- [Directions]: Write out each line that follows exactly as it stands, without the pictures.
# Data start
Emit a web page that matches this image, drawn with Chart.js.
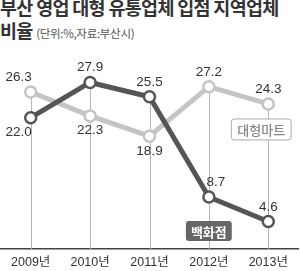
<!DOCTYPE html>
<html>
<head>
<meta charset="utf-8">
<script src="https://cdn.jsdelivr.net/npm/chart.js@4"></script>
<style>
  body { margin: 0; background: #fff; }
  #wrap { position: relative; width: 300px; height: 271px; overflow: hidden; }
  #title {
    position: absolute; left: 0; top: -4px;
    font-family: "Noto Sans CJK KR", sans-serif; font-weight: bold;
    font-size: 18.5px; line-height: 23px; color: #333; letter-spacing: -0.7px;
    white-space: nowrap;
  }
  #title span { font-weight: normal; font-size: 11.5px; color: #555; letter-spacing: -0.3px; }
  canvas { position: absolute; left: 0; top: 0; }
</style>
</head>
<body>
<div id="wrap">
  <div id="title">부산 영업 대형 유통업체 입점 지역업체<br>비율 <span>(단위:%,자료:부산시)</span></div>
  <canvas id="chart" width="300" height="276"></canvas>
</div>
<script>
const years = ['2009년', '2010년', '2011년', '2012년', '2013년'];
const department = [22.0, 27.9, 25.5, 8.7, 4.6];
const hypermarket = [26.3, 22.3, 18.9, 27.2, 24.3];
// label above (1) or below (-1) each point
const deptLabelPos = [-1, 1, 1, 1, 1];
const martLabelPos = [1, -1, -1, 1, 1];

const DARK = '#555555';
const LIGHT = '#c4c4c4';

// vertical guide from the top point of each year down to the axis
const guides = {
  id: 'guides',
  beforeDatasetsDraw(chart) {
    const { ctx, scales: { x, y }, chartArea } = chart;
    ctx.save();
    ctx.strokeStyle = '#b5b5b5';
    ctx.lineWidth = 1;
    years.forEach((_, i) => {
      const px = Math.round(x.getPixelForValue(i)) + 0.5;
      const top = y.getPixelForValue(Math.max(department[i], hypermarket[i]));
      ctx.beginPath();
      ctx.moveTo(px, top);
      ctx.lineTo(px, chartArea.bottom);
      ctx.stroke();
    });
    ctx.restore();
  }
};

function roundRect(ctx, x, y, w, h, r) {
  ctx.beginPath();
  ctx.moveTo(x + r, y);
  ctx.arcTo(x + w, y, x + w, y + h, r);
  ctx.arcTo(x + w, y + h, x, y + h, r);
  ctx.arcTo(x, y + h, x, y, r);
  ctx.arcTo(x, y, x + w, y, r);
  ctx.closePath();
}

const labels = {
  id: 'labels',
  afterDatasetsDraw(chart) {
    const { ctx } = chart;
    ctx.save();
    ctx.font = '13.5px "Liberation Sans", Arial, sans-serif';
    ctx.fillStyle = '#333';
    ctx.textAlign = 'center';
    [[0, department, deptLabelPos], [1, hypermarket, martLabelPos]].forEach(([di, vals, pos]) => {
      const meta = chart.getDatasetMeta(di);
      meta.data.forEach((pt, i) => {
        let lx = pt.x;
        if (i === 0) lx = pt.x - 12;
        if (di === 0 && i === 3) lx = pt.x + 7; // keep 8.7 clear of the falling line
        if (pos[i] > 0) {
          ctx.textBaseline = 'bottom';
          ctx.fillText(vals[i].toFixed(1), lx, pt.y - 8);
        } else {
          ctx.textBaseline = 'top';
          ctx.fillText(vals[i].toFixed(1), lx, pt.y + 8);
        }
      });
    });

    // series tags
    const martPt = chart.getDatasetMeta(1).data[4];
    ctx.font = '500 13px "Noto Sans CJK KR", sans-serif';
    ctx.textBaseline = 'middle';
    let w = ctx.measureText('대형마트').width + 12;
    roundRect(ctx, martPt.x - 37, martPt.y + 15, w, 21, 3);
    ctx.fillStyle = '#fff';
    ctx.fill();
    ctx.strokeStyle = '#aaa';
    ctx.lineWidth = 1;
    ctx.stroke();
    ctx.fillStyle = '#888';
    ctx.textAlign = 'left';
    ctx.fillText('대형마트', martPt.x - 31, martPt.y + 26);

    const deptPt = chart.getDatasetMeta(0).data[3];
    ctx.font = 'bold 13px "Noto Sans CJK KR", sans-serif';
    w = ctx.measureText('백화점').width + 10;
    roundRect(ctx, deptPt.x - 23, deptPt.y + 24, w, 20, 3);
    ctx.fillStyle = '#666';
    ctx.fill();
    ctx.fillStyle = '#fff';
    ctx.fillText('백화점', deptPt.x - 18, deptPt.y + 34.5);
    ctx.restore();
  }
};

new Chart(document.getElementById('chart'), {
  type: 'line',
  data: {
    labels: years,
    datasets: [
      {
        label: '백화점',
        data: department,
        borderColor: DARK,
        borderWidth: 5,
        pointRadius: 5.5,
        pointBorderWidth: 2.5,
        pointBackgroundColor: '#fff',
        pointBorderColor: DARK,
        order: 0
      },
      {
        label: '대형마트',
        data: hypermarket,
        borderColor: LIGHT,
        borderWidth: 5,
        pointRadius: 5.5,
        pointBorderWidth: 2.5,
        pointBackgroundColor: '#fff',
        pointBorderColor: LIGHT,
        order: 1
      }
    ]
  },
  options: {
    responsive: false,
    animation: false,
    layout: { autoPadding: false, padding: { top: 58, left: 1, right: 2, bottom: 0 } },
    plugins: { legend: { display: false }, tooltip: { enabled: false } },
    scales: {
      x: {
        offset: true,
        grid: { display: false, drawTicks: false },
        border: { display: true, color: '#444', width: 1.5 },
        ticks: {
          color: '#333',
          padding: 6,
          font: { family: '"Liberation Sans", Arial, "Noto Sans CJK KR", sans-serif', size: 12.5 }
        }
      },
      y: {
        display: false,
        min: 0,
        max: 32
      }
    }
  },
  plugins: [guides, labels]
});
</script>
</body>
</html>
# Data end
- [Right answer]:
Emit a web page that matches this image, drawn with Chart.js.
<!DOCTYPE html>
<html>
<head>
<meta charset="utf-8">
<script src="https://cdn.jsdelivr.net/npm/chart.js@4"></script>
<style>
  body { margin: 0; background: #fff; }
  #wrap { position: relative; width: 300px; height: 271px; overflow: hidden; }
  #title {
    position: absolute; left: 0; top: -4px;
    font-family: "Noto Sans CJK KR", sans-serif; font-weight: bold;
    font-size: 18.5px; line-height: 23px; color: #333; letter-spacing: -0.7px;
    white-space: nowrap;
  }
  #title span { font-weight: normal; font-size: 11.5px; color: #555; letter-spacing: -0.3px; }
  canvas { position: absolute; left: 0; top: 0; }
</style>
</head>
<body>
<div id="wrap">
  <div id="title">부산 영업 대형 유통업체 입점 지역업체<br>비율 <span>(단위:%,자료:부산시)</span></div>
  <canvas id="chart" width="300" height="276"></canvas>
</div>
<script>
const years = ['2009년', '2010년', '2011년', '2012년', '2013년'];
const department = [22.0, 27.9, 25.5, 8.7, 4.6];
const hypermarket = [26.3, 22.3, 18.9, 27.2, 24.3];
// label above (1) or below (-1) each point
const deptLabelPos = [-1, 1, 1, 1, 1];
const martLabelPos = [1, -1, -1, 1, 1];

const DARK = '#555555';
const LIGHT = '#c4c4c4';

// vertical guide from the top point of each year down to the axis
const guides = {
  id: 'guides',
  beforeDatasetsDraw(chart) {
    const { ctx, scales: { x, y }, chartArea } = chart;
    ctx.save();
    ctx.strokeStyle = '#b5b5b5';
    ctx.lineWidth = 1;
    years.forEach((_, i) => {
      const px = Math.round(x.getPixelForValue(i)) + 0.5;
      const top = y.getPixelForValue(Math.max(department[i], hypermarket[i]));
      ctx.beginPath();
      ctx.moveTo(px, top);
      ctx.lineTo(px, chartArea.bottom);
      ctx.stroke();
    });
    ctx.restore();
  }
};

function roundRect(ctx, x, y, w, h, r) {
  ctx.beginPath();
  ctx.moveTo(x + r, y);
  ctx.arcTo(x + w, y, x + w, y + h, r);
  ctx.arcTo(x + w, y + h, x, y + h, r);
  ctx.arcTo(x, y + h, x, y, r);
  ctx.arcTo(x, y, x + w, y, r);
  ctx.closePath();
}

const labels = {
  id: 'labels',
  afterDatasetsDraw(chart) {
    const { ctx } = chart;
    ctx.save();
    ctx.font = '13.5px "Liberation Sans", Arial, sans-serif';
    ctx.fillStyle = '#333';
    ctx.textAlign = 'center';
    [[0, department, deptLabelPos], [1, hypermarket, martLabelPos]].forEach(([di, vals, pos]) => {
      const meta = chart.getDatasetMeta(di);
      meta.data.forEach((pt, i) => {
        let lx = pt.x;
        if (i === 0) lx = pt.x - 12;
        if (di === 0 && i === 3) lx = pt.x + 7; // keep 8.7 clear of the falling line
        if (pos[i] > 0) {
          ctx.textBaseline = 'bottom';
          ctx.fillText(vals[i].toFixed(1), lx, pt.y - 8);
        } else {
          ctx.textBaseline = 'top';
          ctx.fillText(vals[i].toFixed(1), lx, pt.y + 8);
        }
      });
    });

    // series tags
    const martPt = chart.getDatasetMeta(1).data[4];
    ctx.font = '500 13px "Noto Sans CJK KR", sans-serif';
    ctx.textBaseline = 'middle';
    let w = ctx.measureText('대형마트').width + 12;
    roundRect(ctx, martPt.x - 37, martPt.y + 15, w, 21, 3);
    ctx.fillStyle = '#fff';
    ctx.fill();
    ctx.strokeStyle = '#aaa';
    ctx.lineWidth = 1;
    ctx.stroke();
    ctx.fillStyle = '#888';
    ctx.textAlign = 'left';
    ctx.fillText('대형마트', martPt.x - 31, martPt.y + 26);

    const deptPt = chart.getDatasetMeta(0).data[3];
    ctx.font = 'bold 13px "Noto Sans CJK KR", sans-serif';
    w = ctx.measureText('백화점').width + 10;
    roundRect(ctx, deptPt.x - 23, deptPt.y + 24, w, 20, 3);
    ctx.fillStyle = '#666';
    ctx.fill();
    ctx.fillStyle = '#fff';
    ctx.fillText('백화점', deptPt.x - 18, deptPt.y + 34.5);
    ctx.restore();
  }
};

new Chart(document.getElementById('chart'), {
  type: 'line',
  data: {
    labels: years,
    datasets: [
      {
        label: '백화점',
        data: department,
        borderColor: DARK,
        borderWidth: 5,
        pointRadius: 5.5,
        pointBorderWidth: 2.5,
        pointBackgroundColor: '#fff',
        pointBorderColor: DARK,
        order: 0
      },
      {
        label: '대형마트',
        data: hypermarket,
        borderColor: LIGHT,
        borderWidth: 5,
        pointRadius: 5.5,
        pointBorderWidth: 2.5,
        pointBackgroundColor: '#fff',
        pointBorderColor: LIGHT,
        order: 1
      }
    ]
  },
  options: {
    responsive: false,
    animation: false,
    layout: { autoPadding: false, padding: { top: 58, left: 1, right: 2, bottom: 0 } },
    plugins: { legend: { display: false }, tooltip: { enabled: false } },
    scales: {
      x: {
        offset: true,
        grid: { display: false, drawTicks: false },
        border: { display: true, color: '#444', width: 1.5 },
        ticks: {
          color: '#333',
          padding: 6,
          font: { family: '"Liberation Sans", Arial, "Noto Sans CJK KR", sans-serif', size: 12.5 }
        }
      },
      y: {
        display: false,
        min: 0,
        max: 32
      }
    }
  },
  plugins: [guides, labels]
});
</script>
</body>
</html>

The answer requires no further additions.